The book Jack shared and Kim’s response to my anger with God set me on a new path.  Although I began this new path blindly, I know now (somewhat) of where it is leading me and so much of all of the 47 years of my life are beginning to make sense.  I have a peace that I cannot explain…a peace that really and truly passes all understanding.  I have a joy that is so deep in my heart I feel like I am just going to burst if I don’t share my news.  I have decided to follow Jesus.  No…really.  I have decided to follow the call that I received 6 weeks ago.  With the help of special people in my life, I am discerning how to best use the gifts that God has given me to answer the call.  At this point, I am anticipating returning to school.  I am looking at seminary and considering working on a Master of Divinity.  I want to share with the world the joy and peace that have come following a life of all kinds of hurt, disappointments and shame, followed by tremendous grief and loss.  God is real.  He’s alive, present, and active today.

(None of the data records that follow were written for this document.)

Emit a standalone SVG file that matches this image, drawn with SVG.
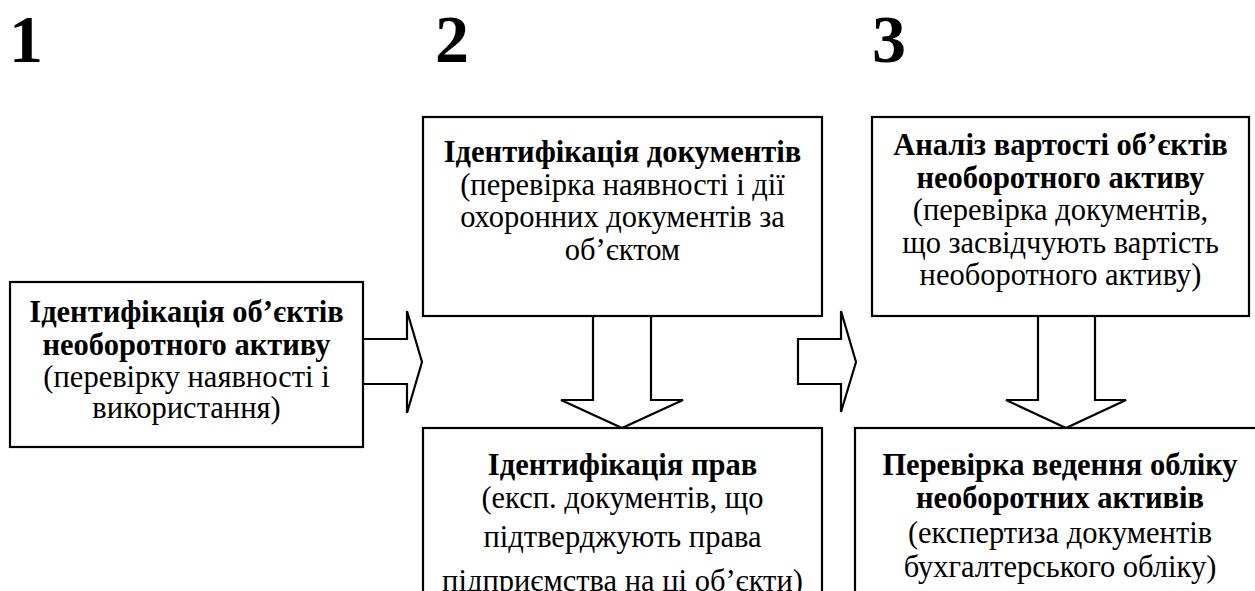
<svg xmlns="http://www.w3.org/2000/svg" width="1255" height="591" viewBox="0 0 1255 591">
<style>
.box{fill:#fff;stroke:#000;stroke-width:2.2}
.arr{fill:#fff;stroke:#000;stroke-width:2.2;stroke-linejoin:miter}
text{font-family:"Liberation Serif","Tinos","Times New Roman","DejaVu Serif",serif;fill:#000;text-anchor:middle}
.t{font-size:30.5px;font-weight:bold}
.n{font-size:30.5px}
.num{font-size:68px;font-weight:bold}
</style>
<rect width="1255" height="591" fill="#fff"/>
<g id="labels">
<text class="num" x="26" y="62">1</text>
<text class="num" x="452" y="62">2</text>
<text class="num" x="889" y="62">3</text>
</g>
<g id="connectors">
<polygon class="arr" points="363,339 407,339 407,311 422,362 407,413 407,384 363,384"/>
<polygon class="arr" points="593,316 651,316 651,400 683,400 622,428 561,400 593,400"/>
<polygon class="arr" points="798,339 841,339 841,311 856,362 841,412 841,384 798,384"/>
<polygon class="arr" points="1038,316 1095,316 1095,400 1126,400 1066,428 1006,400 1038,400"/>
</g>
<g id="node1">
<rect class="box" x="10" y="282" width="353" height="165"/>
<text class="t" x="186.5" y="321.5">Ідентифікація об’єктів</text>
<text class="t" x="186.5" y="354.5">необоротного активу</text>
<text class="n" x="186.5" y="386.5">(перевірку наявності і</text>
<text class="n" x="186.5" y="417.5">використання)</text>
</g>
<g id="node2">
<rect class="box" x="423" y="117" width="399" height="199"/>
<text class="t" x="622.5" y="161.5">Ідентифікація документів</text>
<text class="n" x="622.5" y="194.5">(перевірка наявності і дії</text>
<text class="n" x="622.5" y="226.5">охоронних документів за</text>
<text class="n" x="622.5" y="259.5">об’єктом</text>
</g>
<g id="node3">
<rect class="box" x="423" y="428" width="399" height="180"/>
<text class="t" x="622.5" y="475">Ідентифікація прав</text>
<text class="n" x="622.5" y="508">(експ. документів, що</text>
<text class="n" x="622.5" y="547">підтверджують права</text>
<text class="n" x="622.5" y="591">підприємства на ці об’єкти)</text>
</g>
<g id="node4">
<rect class="box" x="872" y="117" width="377" height="199"/>
<text class="t" x="1060.5" y="154.5">Аналіз вартості об’єктів</text>
<text class="t" x="1060.5" y="187.5">необоротного активу</text>
<text class="n" x="1060.5" y="219.5">(перевірка документів,</text>
<text class="n" x="1060.5" y="252.5">що засвідчують вартість</text>
<text class="n" x="1060.5" y="284.5">необоротного активу)</text>
</g>
<g id="node5">
<rect class="box" x="855" y="428" width="410" height="180"/>
<text class="t" x="1060" y="475">Перевірка ведення обліку</text>
<text class="t" x="1060" y="508">необоротних активів</text>
<text class="n" x="1060" y="542.5">(експертиза документів</text>
<text class="n" x="1060" y="577">бухгалтерського обліку)</text>
</g>
</svg>
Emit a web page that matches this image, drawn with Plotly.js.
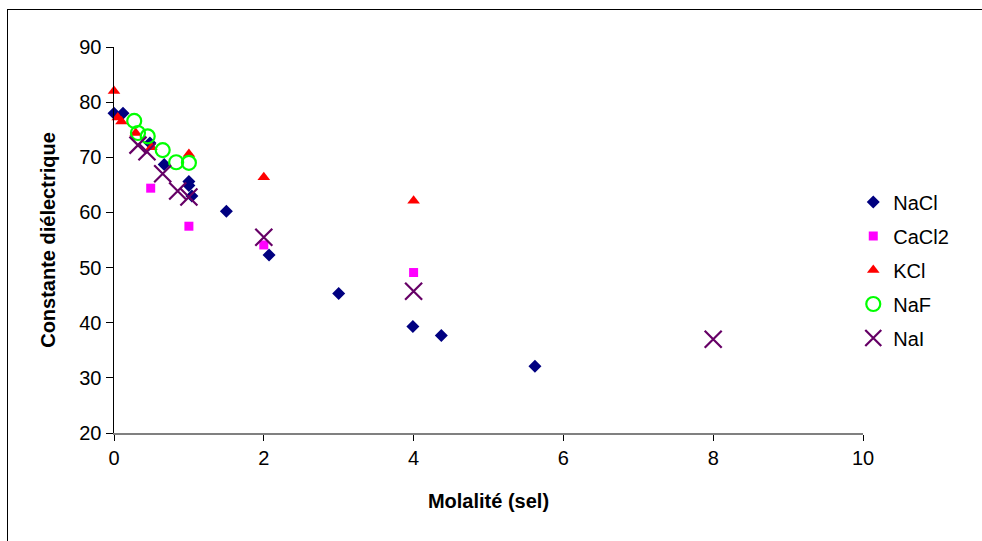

I will still blog about the grief of losing Trevor.  That will never leave me.  In fact, I still spend a great deal of time working with my grief.  I have learned it is a part of me.  This is nothing short of a miracle to me that God has pulled me from the deep dark crevice of grief, picked me up, dusted me off and set me back on solid ground.  I feel under-qualified and sometimes get overwhelmed, but where He leads, I will follow.  I was reminded during my devotion time this morning of a story that I can see myself in.  As Joshua was leading the Israelites to the Promised Land, God instructed that the priests carrying the ark of the covenant should go ahead of the people and that when they reached the Jordan they were to stand in it.  The priests did as instructed.  The water was cut off and the Israelites all walked across the Jordan River…in the middle of the Jordan River on dry ground.  Not only that, but once everyone had made it across, one man from each of the twelve tribes was instructed to go back into the middle of the Jordan River and pick up a stone to carry with them.  The stones would serve as reminders of the time that the Jordan River water was cut off for the Israelites to cross into the Promised Land.

OK…maybe my story isn’t quite on that scale, but I am putting my toes in the water.  I have faith that God does what He says He will do.  I have Trevor in my heart as my symbol, carrying him with me always, reminding me of how God never let me go.  God didn’t leave me, no matter how I was feeling toward Him.  He didn’t forsake me.  He loved me.  His mercy and grace saved me and I want to share that with anyone that will listen.  Faith isn’t a noun.  It isn’t something we just have.  Faith is something that we do.  I am not positive where God is leading me.  I am absolutely positive that I am following His lead.  I know it won’t be easy, but I know He will get the glory in whatever I do.  I hope you all will stick with me through this incredible journey.  God is so very, very good.  I hope to keep this blog going as a journal, of sorts.  I will still write about grief and loss.  I will write about surviving and new beginnings.  I will write about fun things my family is up to.  Mostly, I will write about God and how he pulled me from the fire of grief, dusted off the ashes, and is helping me change the definition of broken.